A cylindrical autoclave (volume 110 mL) was used for the flash experiments, and its inner wall and inner caps were made of a titanium alloy (Ti-6Al-4V) (Fig. S1a). The autoclave was placed vertically in the furnace, connected with a syringe pump on the inlet side, and connected to 6 mm internal diameter stainless steel tubes (SUS316) on the flashing side. The thermocouple was set at the centre of the autoclave and fluid pressure was measured at the inlet. To catch the silica particles, we installed a cylindrical alumina filter (Fuji Chemical, FA220, diameter 6.3 mm, height 5.0 mm, average pore diameter 60 μm) within the cap of the autoclave on the flashing side (Fig. S1a). Before flashing, the autoclave was filled with the input solution by the syringe pump at room temperature. The solution was then pressurized to ~36 MPa by controlling the back-pressure valve of the capillary line, and then heated to the target temperature. When the temperature reached the target temperature, the stop valve was opened. The fluid pressure instantaneously dropped to the air pressure, and the silica particles were caught by the alumina filter. We conducted a series of flashing experiments at temperatures of 261 °C at 35.2 MPa (run FL250), 353 °C at 36.7 MPa (FL350), 400 °C at 37.8 MPa (FL400), and 450 °C at 35.8 MPa (FL450). Changes in the P–T conditions were recorded in the data logger at time intervals of 0.1 s. After flashing, the autoclave was cooled to room temperature within 30 min, and the silica samples the on the alumina filter were collected from the autoclave. Observations of the surface morphology of the silica particles, and measurements of particle diameters, were carried out using a field emission–scanning electron microscope (FE–SEM, Hitachi SU-8000) at Tohoku University. The internal structures of silica particles in the flash experiment at 400 °C (run FL400) were assessed by scanning transmission electron microscope (STEM; Hitachi HD-2700A) at Tohoku University. The thin sample for STEM observation (~100 nm thickness) was prepared using a focused ion-beam instrument (FIB, Hitachi FB2000A) at Tohoku University.

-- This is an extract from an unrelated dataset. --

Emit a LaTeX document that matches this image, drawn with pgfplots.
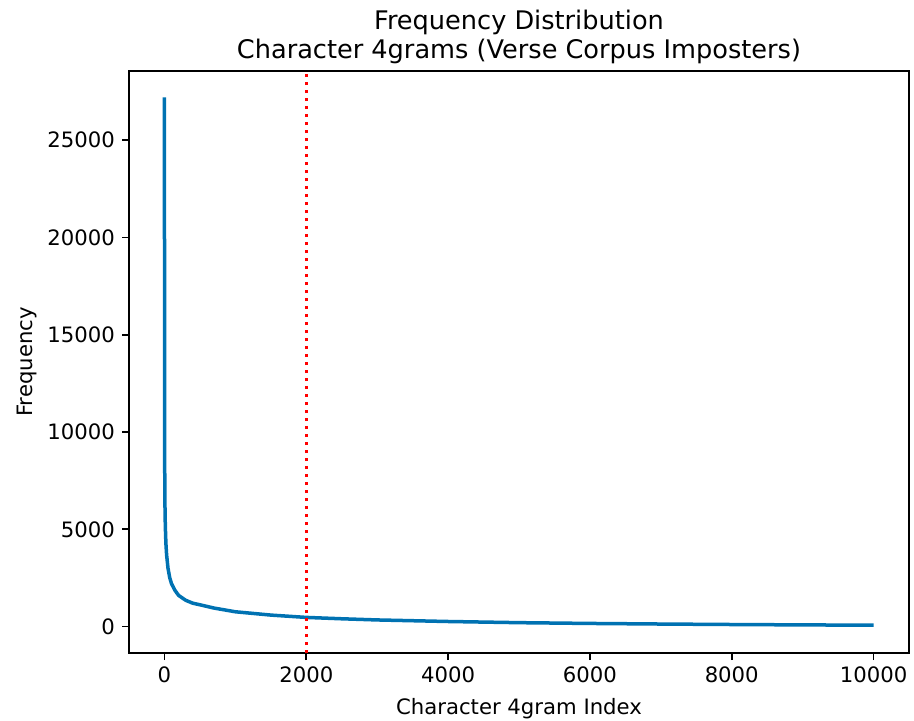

Batch experiments for silica transformation

Two series of batch experiments were conducted at 350 °C and vapour-saturation pressure (run BT350), and 450 °C (run BT450; Fig. 1; Table S1), using the products of flash experiments conducted at ~350 °C and ~450 °C, respectively. Starting silica materials for these experiments were prepared in 8–12 flash experiments at each temperature. The layers of silica particles were removed from the surface of the alumina filters to reduce the influence of alumina on silica transformation during the batch experiments. About 5 mg of silica was enclosed in the gold inner tube (2 mm diameter and 10 mm height) with holes. The inner tube and the input solution were then enclosed in a cylindrical stainless-steel autoclave with an inner volume of 8 mL (inner diameter 10.8 mm, height 100 mm; Fig. S1). The inner tube facilitated collection of the silica sample after the batch experiments. Pressure was controlled by the water-filling ratio, with pressures of run BT350 being set at the saturated vapour pressure with a water-filling ratio of 40%. Pressures in runs at 450 °C were set at the extension of the vapour-saturation curve under supercritical conditions, with a water-filling ratio of 20% (36 MPa; Fig. 1). The amount of input solutions was ~3.3 g for run BT350 and ~1.7 g for BT450, corresponding to water–rock mass ratios of ~670 and ~340, respectively. In the runs under vapour-saturated conditions, the silica sample was completely immersed in liquid. Different autoclaves were used for runs with different reaction times in individual series of batch experiments. The durations of the experiments were 1, 3, 5, 10, 15 days (Table S1). For comparison, runs were also conducted under vapour conditions at 350 °C and 5 MPa for 21 and 28 days (run BT350vap). In these experiments, the silica particles on alumina filters produced by the flash experiments were directly used as the starting silica materials, because the effect of alumina-solution interaction could be negligible under vapour condition.

After the individual runs, the surface morphology of the products was observed by field-emission scanning electron microscopy (FE–SEM; Hitachi SU-8000) at Tohoku University. Due to the rough surfaces of the products, the semi-quantitative analyses of chemical compositions were conducted by EDXS. Silica minerals were identified by micro-Raman spectrometry (Horoba XploRA PLUS) at Tohoku University, with a 532 nm laser and a 2400 grooves/mm grating. pH was measured at room temperature before and after the batch experiments.